• RECORDED INFORMATION

____________________

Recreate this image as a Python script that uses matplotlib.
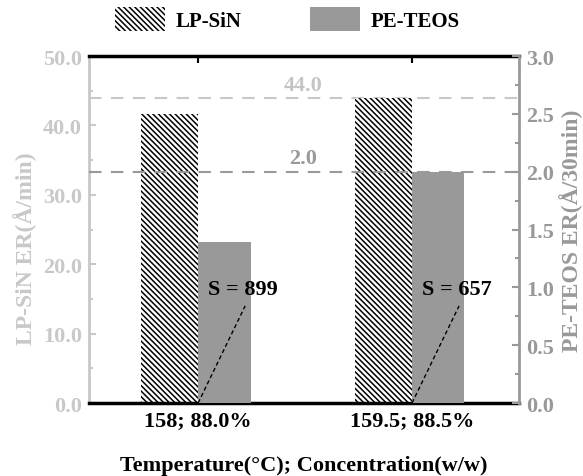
import matplotlib
matplotlib.use("Agg")
import matplotlib.pyplot as plt
from matplotlib.patches import Patch
import numpy as np

# data
categories = ["158; 88.0%", "159.5; 88.5%"]
lp_sin_er = [41.6, 44.0]        # Å/min, left axis
pe_teos_er = [1.39, 2.0]        # Å/30min, right axis
selectivity = [899, 657]
lp_ref = 44.0
pe_ref = 2.0

LIGHT = "#c8c8c8"
MID = "#999999"
HATCH = "\\\\\\\\\\\\"

plt.rcParams["font.family"] = "serif"
plt.rcParams["font.serif"] = ["Liberation Serif", "DejaVu Serif"]
plt.rcParams["font.weight"] = "bold"
plt.rcParams["hatch.linewidth"] = 1.1

fig = plt.figure(figsize=(5.83, 4.77), dpi=100)
ax = fig.add_axes([0.1527, 0.153, 0.7375, 0.7275])
ax2 = ax.twinx()

x = np.arange(len(categories))
w_lp, w_pe = 0.265, 0.245

ax.bar(x, lp_sin_er, width=-w_lp, align="edge", color="white",
       edgecolor="black", hatch=HATCH, linewidth=0, zorder=2)
ax2.bar(x, pe_teos_er, width=w_pe, align="edge", color=MID,
        linewidth=0, zorder=2)

# reference levels
ax.axhline(lp_ref, color=LIGHT, lw=1.5, dashes=(6, 4.5), zorder=1)
ax.text(0.49, lp_ref + 0.4, f"{lp_ref:.1f}", color="#c4c4c4", fontsize=16,
        ha="center", va="bottom", fontweight="bold")
ax2.axhline(pe_ref, color=MID, lw=1.5, dashes=(6, 4.5), zorder=1)
ax2.text(0.49, pe_ref + 0.03, f"{pe_ref:.1f}", color=MID, fontsize=16,
         ha="center", va="bottom", fontweight="bold")

# selectivity call-outs (drawn on the right axis so they sit above its bars)
for i, s in enumerate(selectivity):
    ax2.plot([x[i], x[i] + 0.22], [0, 0.84], color="black", lw=1,
             ls=(0, (3, 2)), zorder=3)
    ax2.text(x[i] + 0.21, 0.985, f"S = {s}", fontsize=16, fontweight="bold",
             ha="center", va="center", zorder=4)

ax.set_xlim(-0.51, 1.5)
ax.set_ylim(0, 50)
ax2.set_ylim(0, 3)
ax.set_xticks(x)
ax.set_xticklabels(categories, fontsize=16, fontweight="bold")
ax.tick_params(axis="x", bottom=False, top=True, direction="in", length=5,
               width=1.5, pad=5)

ax.set_yticks(np.arange(0, 51, 10))
ax.set_yticks(np.arange(5, 50, 10), minor=True)
ax.yaxis.set_major_formatter(matplotlib.ticker.FormatStrFormatter("%.1f"))
ax.tick_params(axis="y", which="both", direction="in", colors=LIGHT,
               labelsize=16, width=1.5, pad=5)
ax.tick_params(axis="y", which="major", length=5)
ax.tick_params(axis="y", which="minor", length=3)

ax2.set_yticks(np.arange(0, 3.01, 0.5))
ax2.set_yticks(np.arange(0.25, 3, 0.5), minor=True)
ax2.yaxis.set_major_formatter(matplotlib.ticker.FormatStrFormatter("%.1f"))
ax2.tick_params(axis="y", which="both", direction="in", colors=MID,
                labelsize=16, width=1.5, pad=5)
ax2.tick_params(axis="y", which="major", length=5)
ax2.tick_params(axis="y", which="minor", length=3)

for a in (ax, ax2):
    for lab in a.get_yticklabels():
        lab.set_fontweight("bold")

ax.spines["left"].set_color(LIGHT)
ax.spines["left"].set_linewidth(2)
ax.spines["right"].set_visible(False)
ax.spines["top"].set_linewidth(2.5)
ax.spines["bottom"].set_linewidth(2.5)
ax2.spines["right"].set_color(MID)
ax2.spines["right"].set_linewidth(2)
for side in ("left", "top", "bottom"):
    ax2.spines[side].set_visible(False)

ax.set_ylabel("LP-SiN ER(Å/min)", color=LIGHT, fontsize=17,
              fontweight="bold")
ax.yaxis.set_label_coords(-0.12, 0.447)
ax2.set_ylabel("PE-TEOS ER(Å/30min)", color=MID, fontsize=17,
               fontweight="bold", labelpad=4)
ax.set_xlabel("Temperature(°C); Concentration(w/w)", fontsize=16,
              fontweight="bold", labelpad=18)

handles = [
    Patch(facecolor="white", edgecolor="black", hatch=HATCH, linewidth=0),
    Patch(facecolor=MID, linewidth=0),
]
fig.legend(handles, ["LP-SiN", "PE-TEOS"], loc="center",
           bbox_to_anchor=(0.493, 0.958), ncol=2, frameon=False,
           prop={"size": 15, "weight": "bold"}, handlelength=2.4,
           handleheight=1.35, handletextpad=0.5, columnspacing=3.3)

fig.savefig("out.png", dpi=100)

____________________

• YOUR GOAL
From the first line of the listing above, repeat every line through the one holding "w_lp, w_pe = 0.265, 0.245". Both ends count, and pictures stay out.

• THE REPLY
Recreate this image as a Python script that uses matplotlib.
import matplotlib
matplotlib.use("Agg")
import matplotlib.pyplot as plt
from matplotlib.patches import Patch
import numpy as np

# data
categories = ["158; 88.0%", "159.5; 88.5%"]
lp_sin_er = [41.6, 44.0]        # Å/min, left axis
pe_teos_er = [1.39, 2.0]        # Å/30min, right axis
selectivity = [899, 657]
lp_ref = 44.0
pe_ref = 2.0

LIGHT = "#c8c8c8"
MID = "#999999"
HATCH = "\\\\\\\\\\\\"

plt.rcParams["font.family"] = "serif"
plt.rcParams["font.serif"] = ["Liberation Serif", "DejaVu Serif"]
plt.rcParams["font.weight"] = "bold"
plt.rcParams["hatch.linewidth"] = 1.1

fig = plt.figure(figsize=(5.83, 4.77), dpi=100)
ax = fig.add_axes([0.1527, 0.153, 0.7375, 0.7275])
ax2 = ax.twinx()

x = np.arange(len(categories))
w_lp, w_pe = 0.265, 0.245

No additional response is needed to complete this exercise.